Many Republicans championed the memo's release, despite complaints from the FBI that it omits significant information.

"If any Department of Justice, Republican or Democrat, put their thumb on the scale for the sake of politics--it would undermine the very fabric of who we are as a nation. Americans deserve the truth, one way or the other," Rep. Mark Meadows, R-N.C., said in a series of tweets late Thursday arguing for the memo's publication.

Democrats such as Sen. Bob Casey, D-Penn., also reacted to the memo's release citing various accounts from the Justice Department and FBI. He recalled how the Justice Department called the memo “extraordinarily reckless” and how the FBI warned against its release.

Furthermore, Sen. Jeanne Shaheen, D-N.H., called the decision to release the memo "a dangerous attack on our justice system."

Sen. Bill Nelson, D-Fla., released a statement standing against the release of the memo. Nelson is a senior member of the Senate Armed Services Committee and former member of the Senate Intelligence Committee.
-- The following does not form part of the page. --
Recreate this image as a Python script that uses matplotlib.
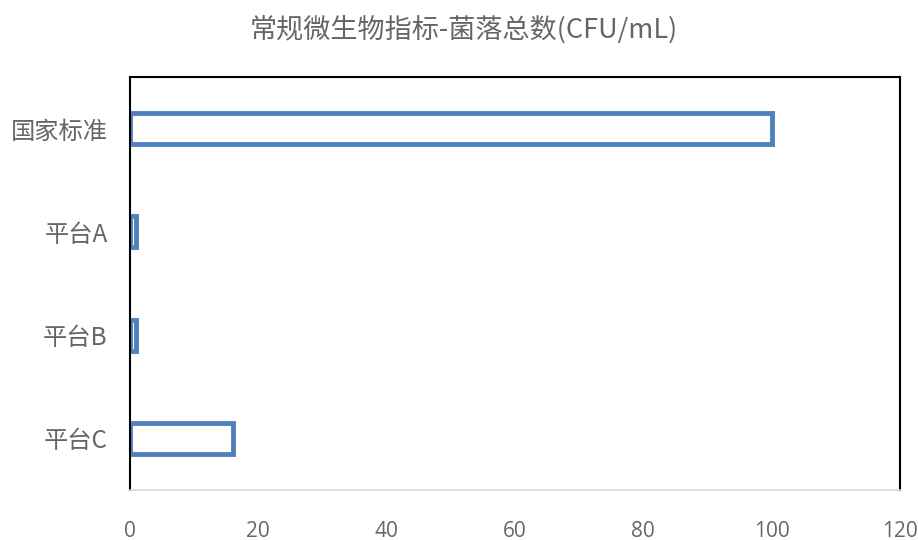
import matplotlib
matplotlib.use('Agg')
import matplotlib.pyplot as plt
import numpy as np

plt.rcParams['font.family'] = ['Noto Sans CJK SC', 'DejaVu Sans']

categories = ['国家标准', '平台A', '平台B', '平台C']
values = [100, 1, 1, 16]
xticks = [0, 20, 40, 60, 80, 100, 120]
title = '常规微生物指标-菌落总数(CFU/mL)'

fig = plt.figure(figsize=(9.18, 5.4), dpi=100)
ax = fig.add_axes([0.1416, 0.0926, 0.8388, 0.7648])

ypos = np.arange(len(categories))[::-1]
ax.barh(ypos, values, height=0.3, color='white', edgecolor='#4F81BD', linewidth=3.5)

ax.set_xlim(0, 120)
ax.set_ylim(-0.5, len(categories) - 0.5)
ax.set_xticks(xticks)
ax.set_yticks(ypos)
ax.set_yticklabels(categories, fontsize=17.5, fontweight='light')
ax.tick_params(axis='both', length=0, colors='#666666')
ax.tick_params(axis='x', labelsize=15, pad=22)
ax.tick_params(axis='y', pad=16)
for t in ax.get_xticklabels():
    t.set_family(['Open Sans', 'DejaVu Sans'])

for s in ['left', 'top', 'right']:
    ax.spines[s].set_color('black')
    ax.spines[s].set_linewidth(1.5)
ax.spines['bottom'].set_color('#D9D9D9')
ax.spines['bottom'].set_linewidth(1.2)

fig.text(0.505, 0.946, title, ha='center', va='center', fontsize=19.5,
         fontweight='light', color='#666666')

fig.savefig('out.png', dpi=100)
"By releasing this memo, the President of the United States is undermining the credibility of our intelligence community and serving a huge victory to Vladimir Putin, the Russian government, and many other intelligence services," Nelson said.

Other Republicans who have weighed in on social media agreed with Meadows' thoughts such as Rep. Jodey Arrington, R-Texas, praised the memo's release. Arrington said the American people "deserve to see its contents."

Rep. Tom Reed, R-N.Y., agreed with Arrington's sentiment, saying that transparency is needed. He believes this is the first step to restoring public trust in government.

Rep. Matt Gaetz, R-Fla., called the actions of FBI officials alleged in the memo "a wanton miscarriage of justice."

Former FBI Director James Comey, who signed off on at least one of the Page FISA applications and was later fired by Trump, called the memo "dishonest and misleading" and alleged that Republicans "inexcusably exposed classified investigation."